In the above, note that events.queries
describes an array of objects. Each of
these objects are expected to contain a query for ElasticSearch using
Lucene syntax. The
username
field is expected to be a string describing the path into
the result dictionary your query will return that will produce the username of
the user taking an authenticated action.
The search_window
object can contain any of the keywords passed to Python’s
timedelta
constructor.
So for example the following:
{
"events": [
{
"search_window": {
"minutes": 30
},
"lucene_query": "tags:auth0",
"username_path": "details.username"
}
]
}
would query ElasticSearch for all events tagged auth0
and try to extract
the username
from result["details"]["username"]
where result
is one of
the results produced by executing the query.
The alerts.whitelist
portion of the configuration specifies a couple of
parameters for whitelisting acitivity:
- From any of a list of users (based on
events.queries.username
). - From any IPs within the range of any of a list of CIDRs.
For example, the following whitelist configurations would instruct GeoModel
not to produce alerts for actions taken by “testuser” or for any users
originating from an IP in either the ranges 1.2.3.0/8
and 192.168.0.0/16
.
{
"alerts": {
"whitelist": {
"users": ["testuser"],
"cidrs": ["1.2.3.0/8", "192.168.0.0/16"]:
}
}
}
Note however that GeoModel will still retain locality information for whitelisted users and users originating from whitelisted IPs.
User Locality State¶
GeoModel version 0.1 uses one ElasticSearch Type (similar to a table in a relational database) to represent locality information.

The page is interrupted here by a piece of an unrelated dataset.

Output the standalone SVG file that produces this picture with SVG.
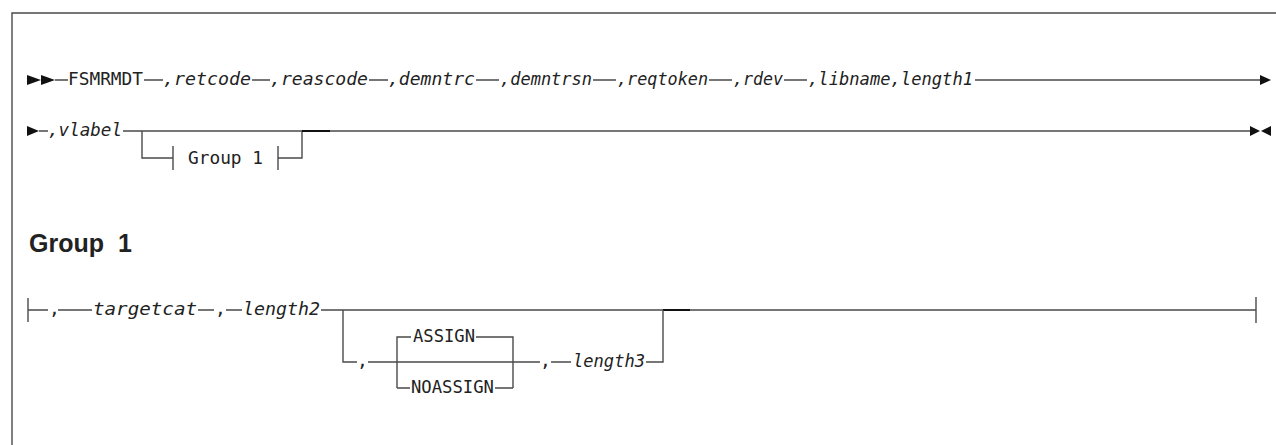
<svg xmlns="http://www.w3.org/2000/svg" width="1276" height="445" viewBox="0 0 1276 445">
<style>
.ln{stroke:#4a4a4a;stroke-width:1.4;fill:none}
.dk{stroke:#111;stroke-width:2;fill:none}
.t{font-family:"DejaVu Sans Mono","Liberation Mono",monospace;font-size:18px;fill:#222}
.i{font-style:italic}
.ah{fill:#111;stroke:none}
.hd{font-family:"Liberation Sans",Arial,sans-serif;font-weight:bold;font-size:25px;fill:#222;word-spacing:7px}
</style>
<rect width="1276" height="445" fill="#fff"/>
<path class="ln" d="M12,445 V13 H1276" stroke-width="1.6"/>

<g id="connectors">
  <!-- row 1 -->
  <polygon class="ah" points="27,75 41,80 27,85"/>
  <polygon class="ah" points="41,75 55,80 41,85"/>
  <path class="ln" d="M55,80 H68 M144,80 H163 M252,80 H270 M369,80 H388 M476,80 H499 M593,80 H616 M709,80 H732 M784,80 H807 M975,80 H1261"/>
  <polygon class="ah" points="1260,75 1271,80 1260,85"/>
  <!-- row 2 -->
  <polygon class="ah" points="27,126 39,131 27,136"/>
  <path class="ln" d="M39,131 H48 M123,131 H1251"/>
  <path class="ln" d="M142,131 V158 H173 M173,146 V170 M278,146 V170 M278,158 H302 V131"/>
  <path class="dk" d="M302,131 H330"/>
  <polygon class="ah" points="1250,126 1260,131 1250,136"/>
  <polygon class="ah" points="1271,126 1261,131 1271,136"/>
  <!-- group 1 row -->
  <path class="ln" d="M28,298 V322 M28,310 H48 M58,310 H92 M198,310 H214 M226,310 H242 M321,310 H1256 M1256,297 V323"/>
  <path class="dk" d="M663,310 H690"/>
  <path class="ln" d="M343,310 V362 H357 M368,362 H540 M397,388 V337 H411 M476,337 H513 V388 M397,388 H410 M495,388 H513 M551,362 H571 M646,362 H663 V310"/>
</g>

<g id="row1">
  <text class="t" x="68" y="85" textLength="75" lengthAdjust="spacingAndGlyphs">FSMRMDT</text>
  <text class="t i" x="163" y="85" textLength="88" lengthAdjust="spacingAndGlyphs">,retcode</text>
  <text class="t i" x="270" y="85" textLength="98" lengthAdjust="spacingAndGlyphs">,reascode</text>
  <text class="t i" x="388" y="85" textLength="87" lengthAdjust="spacingAndGlyphs">,demntrc</text>
  <text class="t i" x="500" y="85" textLength="92" lengthAdjust="spacingAndGlyphs">,demntrsn</text>
  <text class="t i" x="617" y="85" textLength="91" lengthAdjust="spacingAndGlyphs">,reqtoken</text>
  <text class="t i" x="733" y="85" textLength="50" lengthAdjust="spacingAndGlyphs">,rdev</text>
  <text class="t i" x="808" y="85" textLength="165" lengthAdjust="spacingAndGlyphs">,libname,length1</text>
</g>
<g id="row2">
  <text class="t i" x="48" y="136" textLength="74" lengthAdjust="spacingAndGlyphs">,vlabel</text>
  <text class="t" x="188" y="164" textLength="75" lengthAdjust="spacingAndGlyphs">Group 1</text>
</g>
<g id="group1-heading">
  <text class="hd" x="29" y="252">Group 1</text>
</g>
<g id="group1">
  <text class="t" x="49" y="315">,</text>
  <text class="t i" x="93" y="315" textLength="104" lengthAdjust="spacingAndGlyphs">targetcat</text>
  <text class="t" x="215" y="315">,</text>
  <text class="t i" x="243" y="315" textLength="77" lengthAdjust="spacingAndGlyphs">length2</text>
  <text class="t" x="357" y="367">,</text>
  <text class="t" x="413" y="342" textLength="62" lengthAdjust="spacingAndGlyphs">ASSIGN</text>
  <text class="t" x="411" y="393" textLength="83" lengthAdjust="spacingAndGlyphs">NOASSIGN</text>
  <text class="t" x="540" y="367">,</text>
  <text class="t i" x="573" y="367" textLength="72" lengthAdjust="spacingAndGlyphs">length3</text>
</g>
</svg>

Under this type, one document exists per user describing that user’s locality information.
{
"type_": "locality",
"username": string,
"localities": Array<{
"sourceipaddress": string,
"city": string,
"country": string,
"lastaction": date,
"latitude": number,
"longitude": number,
"radius": number
}>
}
Using the information above, GeoModel can determine:
- All of the localities of a user.
- Whether a locality is older than some amount of time.
- How far outside of any localities a given location is.
Alerts¶
Alerts emitted to the configured index are intended to cohere to MozDef’s preferred naming scheme.
{
"username": string,
"hops": [
{
"origin": {
"ip": string,
"city": string,
"country": string,
"latitude": number,
"longitude": number,
"geopoint": GeoPoint
}
"destination": {
"ip": string,
"city": string,
"country": string,
"latitude": number,
"longitude": number,
"geopoint": GeoPoint
}
}
]
}
Note in the above that the origin.geopoint
field uses ElasticSearch’s
GeoPoint
type.
User Stories¶
User stories here make references to the following categories of users:
- An operator is anyone responsible for deploying or maintaining a deployment of MozDef that includes GeoModel.
- An investigator is anyone responsible for viewing and taking action based on alerts emitted by GeoModel.
Potential Compromises Detected¶
As an investigator, I expect that if a user is found to have performed some authenticated action in one location and then, some short amount of time later, in another that an alert will be emitted by GeoModel.
Realistic Travel Excluded¶
As an investigator, I expect that if someone starts working somehwere, gets on a plane and continues working after arriving in their destination that an alert will not be emitted by GeoModel.
Diversity of Indicators¶
As an operator, I expect that GeoModel will fetch events pertaining to authenticated actions from new sources (Duo, Auth0, etc.) after I deploy MozDef with GeoModel configured with queries targeting those sources.
Old Data Removed Automatically¶
As an operator, I expect that GeoModel will forget about localities attributed to users that have not been in those geographic regions for a configured amount of time.